Local Branding Holiday Hangout Takeaways
Leading into the holiday season, we invited individuals from Local Brand Platforms to a Local Branding Community of Practice Holiday Hangout. They shared how they are supporting their networks of local makers and manufacturers the holiday season. Of course the conversation quickly expanded to include their work well beyond the holiday season. Here are some takeaways that you could work to replicate in your city:
- Local brands are being intentional in reaching out to makers from communities of color and women. Made in Baltimore partnered with Morgan State University (a Historically Black University) for their fifth pop up, leading into the holiday season. The result? Over 50% of their producers are from communities of color. (For further reading, check out this other HBCU partnership in Baltimore between a new makerspace Open Works and Coppin State University around encouraging black entrepreneurship.) Seattle Made is currently creating a coaching program for minority and women makers. It’s proven that like-attracts-like, and by highlighting underrepresented communities, they aim to cultivate a more diverse membership. Similarly, Portland Made is working to be more inclusive of women-owned and minority-woman-owned businesses through a member-led mentorship program to bring more women makers and makers of color into the Portland Made fold.
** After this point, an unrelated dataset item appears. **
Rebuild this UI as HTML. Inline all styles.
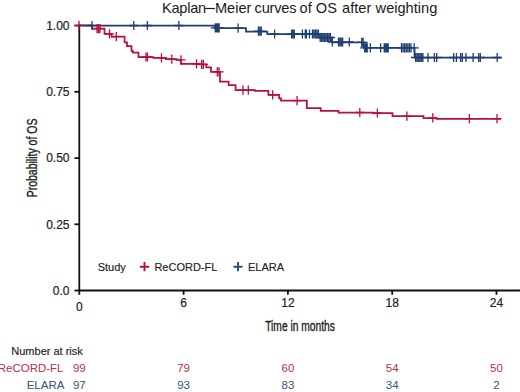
<!DOCTYPE html>
<html><head><meta charset="utf-8"><style>
html,body{margin:0;padding:0;background:#fff;}
svg{display:block;font-family:"Liberation Sans",sans-serif;}
</style></head><body>
<svg width="520" height="392" viewBox="0 0 520 392">
<rect width="520" height="392" fill="#fff"/>
<g font-size="14.6" fill="#1a1a1a"><text x="162" y="13" letter-spacing="-0.25">Kaplan</text><rect x="205.1" y="7.9" width="9.8" height="1.2"/><text x="214.9" y="13">Meier</text><text x="254.6" y="13" letter-spacing="-0.2">curves</text><text x="299.6" y="13">of</text><text x="315.8" y="13">OS</text><text x="342.1" y="13">after</text><text x="375.6" y="13">weighting</text></g>
<g stroke="#111" stroke-width="1.8" fill="none">
<path d="M79.3,24.5 V290.5 H520"/>
<path d="M74.4,290.5 H79.3"/><path d="M74.4,224.3 H79.3"/><path d="M74.4,158.1 H79.3"/><path d="M74.4,91.8 H79.3"/><path d="M74.4,25.6 H79.3"/><path d="M79.3,290.5 V294.8"/><path d="M183.6,290.5 V294.8"/><path d="M287.9,290.5 V294.8"/><path d="M392.2,290.5 V294.8"/><path d="M496.5,290.5 V294.8"/>
</g>
<g font-size="12" fill="#222" stroke="#222" stroke-width="0.2"><text x="69.5" y="294.8" text-anchor="end">0.0</text><text x="69.5" y="228.6" text-anchor="end">0.25</text><text x="69.5" y="162.4" text-anchor="end">0.50</text><text x="69.5" y="96.1" text-anchor="end">0.75</text><text x="69.5" y="29.9" text-anchor="end">1.00</text><text x="79.3" y="310.7" text-anchor="middle">0</text><text x="183.6" y="307" text-anchor="middle">6</text><text x="287.9" y="307" text-anchor="middle">12</text><text x="392.2" y="307" text-anchor="middle">18</text><text x="496.5" y="307" text-anchor="middle">24</text></g>
<g fill="none" stroke-linejoin="miter">
<path d="M79,25.4 H92 V28.6 H104.5 V33.8 H111.5 V36.7 H124.6 V42.3 H127 V46 H131.5 V51 H133 V52.7 H138.5 V57 H153.4 V57.8 H166 V59.2 H176.3 V59.8 H181 V63.8 H199 V64.4 H206.3 V67.3 H211 V71.9 H220 V81.5 H228.7 V85 H235.6 V90.2 H255 V90.8 H268.4 V94.8 H279.2 V98.3 H281 V100.6 H306.9 V108.1 H320.7 V110.8 H338.5 V112.5 H373 V113 H392.5 V116.1 H423.5 V118.1 H436.7 V118.8 H501" stroke="#b81038" stroke-width="1.75"/>
<path d="M79,25.5 H214.6 V28.2 H246 V31.5 H267.3 V34.2 H318.8 V37.5 H332 V42.3 H363.8 V47.9 H414.6 V57.5 H501.5" stroke="#1e3d72" stroke-width="1.75"/>
<path d="M74.4,25.4 h9.2 M79,20.8 v9.2 M92.4,28.6 h9.2 M97,24.0 v9.2 M93.9,28.6 h9.2 M98.5,24.0 v9.2 M95.4,28.6 h9.2 M100,24.0 v9.2 M104.9,33.8 h9.2 M109.5,29.2 v9.2 M111.7,36.7 h9.2 M116.3,32.1 v9.2 M141.4,57 h9.2 M146,52.4 v9.2 M142.9,57 h9.2 M147.5,52.4 v9.2 M156.9,57.8 h9.2 M161.5,53.2 v9.2 M167.2,59.2 h9.2 M171.8,54.6 v9.2 M176.4,59.8 h9.2 M181,55.2 v9.2 M191.9,63.8 h9.2 M196.5,59.2 v9.2 M197.1,64.4 h9.2 M201.7,59.8 v9.2 M198.8,64.4 h9.2 M203.4,59.8 v9.2 M212.7,71.9 h9.2 M217.3,67.3 v9.2 M214.4,71.9 h9.2 M219,67.3 v9.2 M238.4,90.2 h9.2 M243,85.6 v9.2 M243.7,90.2 h9.2 M248.3,85.6 v9.2 M268.1,94.8 h9.2 M272.7,90.2 v9.2 M292.5,100.6 h9.2 M297.1,96.0 v9.2 M355.2,112.5 h9.2 M359.8,107.9 v9.2 M372.8,113 h9.2 M377.4,108.4 v9.2 M402.3,116.1 h9.2 M406.9,111.5 v9.2 M428.2,117.9 h9.2 M432.8,113.3 v9.2 M464.8,118.6 h9.2 M469.4,114.0 v9.2 M492.4,118.6 h9.2 M497,114.0 v9.2" stroke="#b81038" stroke-width="1.3"/>
<path d="M87.4,25.5 h9.2 M92,20.9 v9.2 M129.2,25.5 h9.2 M133.8,20.9 v9.2 M142.8,25.5 h9.2 M147.4,20.9 v9.2 M174.3,25.5 h9.2 M178.9,20.9 v9.2 M210.7,27.8 h9.2 M215.3,23.2 v9.2 M212.0,27.8 h9.2 M216.56666666666666,23.2 v9.2 M213.2,27.8 h9.2 M217.83333333333334,23.2 v9.2 M214.5,27.8 h9.2 M219.1,23.2 v9.2 M233.5,28.2 h9.2 M238.1,23.6 v9.2 M253.8,31.2 h9.2 M258.4,26.6 v9.2 M255.3,31.2 h9.2 M259.85,26.6 v9.2 M256.7,31.2 h9.2 M261.3,26.6 v9.2 M270.0,34.0 h9.2 M274.6,29.4 v9.2 M287.0,34.0 h9.2 M291.6,29.4 v9.2 M288.4,34.0 h9.2 M292.95000000000005,29.4 v9.2 M289.7,34.0 h9.2 M294.3,29.4 v9.2 M297.8,34.0 h9.2 M302.4,29.4 v9.2 M300.7,34.0 h9.2 M305.3,29.4 v9.2 M301.8,34.0 h9.2 M306.4,29.4 v9.2 M304.9,34.0 h9.2 M309.5,29.4 v9.2 M307.9,34.0 h9.2 M312.5,29.4 v9.2 M309.4,34.0 h9.2 M313.975,29.4 v9.2 M310.8,34.0 h9.2 M315.45,29.4 v9.2 M312.3,34.0 h9.2 M316.92499999999995,29.4 v9.2 M313.8,34.0 h9.2 M318.4,29.4 v9.2 M315.6,37.5 h9.2 M320.2,32.9 v9.2 M317.1,37.5 h9.2 M321.65714285714284,32.9 v9.2 M318.5,37.5 h9.2 M323.1142857142857,32.9 v9.2 M320.0,37.5 h9.2 M324.57142857142856,32.9 v9.2 M321.4,37.5 h9.2 M326.0285714285714,32.9 v9.2 M322.9,37.5 h9.2 M327.48571428571427,32.9 v9.2 M324.3,37.5 h9.2 M328.9428571428571,32.9 v9.2 M325.8,37.5 h9.2 M330.4,32.9 v9.2 M327.7,42.0 h9.2 M332.3,37.4 v9.2 M333.9,42.0 h9.2 M338.5,37.4 v9.2 M335.3,42.0 h9.2 M339.9,37.4 v9.2 M336.7,42.0 h9.2 M341.3,37.4 v9.2 M338.1,42.0 h9.2 M342.7,37.4 v9.2 M344.7,42.0 h9.2 M349.3,37.4 v9.2 M357.1,42.3 h9.2 M361.7,37.7 v9.2 M358.5,42.3 h9.2 M363.1,37.7 v9.2 M360.1,47.9 h9.2 M364.7,43.3 v9.2 M361.3,47.9 h9.2 M365.95,43.3 v9.2 M362.6,47.9 h9.2 M367.2,43.3 v9.2 M365.7,47.9 h9.2 M370.3,43.3 v9.2 M376.1,47.9 h9.2 M380.7,43.3 v9.2 M379.6,47.9 h9.2 M384.2,43.3 v9.2 M380.9,47.9 h9.2 M385.5333333333333,43.3 v9.2 M382.3,47.9 h9.2 M386.8666666666667,43.3 v9.2 M383.6,47.9 h9.2 M388.2,43.3 v9.2 M396.9,47.9 h9.2 M401.5,43.3 v9.2 M398.5,47.9 h9.2 M403.0833333333333,43.3 v9.2 M400.1,47.9 h9.2 M404.6666666666667,43.3 v9.2 M401.6,47.9 h9.2 M406.25,43.3 v9.2 M403.2,47.9 h9.2 M407.8333333333333,43.3 v9.2 M404.8,47.9 h9.2 M409.4166666666667,43.3 v9.2 M406.4,47.9 h9.2 M411.0,43.3 v9.2 M409.6,47.9 h9.2 M414.2,43.3 v9.2 M411.0,57.5 h9.2 M415.6,52.9 v9.2 M412.5,57.5 h9.2 M417.06,52.9 v9.2 M413.9,57.5 h9.2 M418.52,52.9 v9.2 M415.4,57.5 h9.2 M419.98,52.9 v9.2 M416.8,57.5 h9.2 M421.44,52.9 v9.2 M418.3,57.5 h9.2 M422.9,52.9 v9.2 M423.4,57.5 h9.2 M428.0,52.9 v9.2 M429.8,57.5 h9.2 M434.4,52.9 v9.2 M432.1,57.5 h9.2 M436.7,52.9 v9.2 M449.0,57.5 h9.2 M453.6,52.9 v9.2 M451.8,57.5 h9.2 M456.4,52.9 v9.2 M456.0,57.5 h9.2 M460.6,52.9 v9.2 M457.7,57.5 h9.2 M462.3,52.9 v9.2 M461.4,57.5 h9.2 M466.0,52.9 v9.2 M468.5,57.5 h9.2 M473.1,52.9 v9.2 M474.0,57.5 h9.2 M478.6,52.9 v9.2 M475.7,57.5 h9.2 M480.3,52.9 v9.2 M492.6,57.5 h9.2 M497.2,52.9 v9.2" stroke="#1e3d72" stroke-width="1.3"/>
</g>
<text transform="translate(36.5,197.3) rotate(-90) scale(0.75,1)" font-size="14" fill="#222" stroke="#222" stroke-width="0.35">Probability of OS</text>
<text transform="translate(265.2,331.1) scale(0.733,1)" font-size="14" fill="#222" stroke="#222" stroke-width="0.35">Time in months</text>
<g font-size="11" fill="#222" stroke="#222" stroke-width="0.15">
<text x="97.7" y="270.9">Study</text>
<text x="154.4" y="270.9">ReCORD-FL</text>
<text x="248" y="270.9">ELARA</text>
<text x="11.3" y="354.7">Number at risk</text>
</g>
<path d="M139.9,266.7 h9.2 M144.5,262.1 v9.2" stroke="#b8103c" stroke-width="1.9"/>
<path d="M233.4,266.7 h9.2 M238,262.1 v9.2" stroke="#24508a" stroke-width="1.9"/>
<g font-size="11.5">
<text x="63.5" y="371.5" text-anchor="end" fill="#b8304a">ReCORD-FL</text>
<text x="64.4" y="388.5" text-anchor="end" fill="#2f5582">ELARA</text>
<g fill="#b8304a"><text x="79.3" y="371.5" text-anchor="middle">99</text><text x="183.6" y="371.5" text-anchor="middle">79</text><text x="287.9" y="371.5" text-anchor="middle">60</text><text x="392.2" y="371.5" text-anchor="middle">54</text><text x="496.5" y="371.5" text-anchor="middle">50</text></g>
<g fill="#2f5582"><text x="79.3" y="388.5" text-anchor="middle">97</text><text x="183.6" y="388.5" text-anchor="middle">93</text><text x="287.9" y="388.5" text-anchor="middle">83</text><text x="392.2" y="388.5" text-anchor="middle">34</text><text x="496.5" y="388.5" text-anchor="middle">2</text></g>
</g>
</svg>
</body></html>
- Local brands are finding new ways to get people to support local production during the holidays. In New York and Seattle, existing pop up shops already dominated the local marketplace, so Made in NYC and Seattle Made have found other ways to support local makers: Made in NYC compiled a list of locally-made products and partnered with Instagram influencers to create curated collections to drive online sales; Seattle Made partnered with Seattle Met magazine to create special ad sizes and rates for Seattle Made members to advertise for their holiday sales, plus they created a list of where shoppers can buy from their members in person.
- Collaborations between large and small companies support both, but in different ways! We learned that Portland Made is supporting collaborations between small makers and larger manufacturers, like Tanner Goods and Danner. They’re finding that small producers benefit from the exposure the partnership brings, bigger brands benefit by reaching and staying relevant to a new audience of buyers.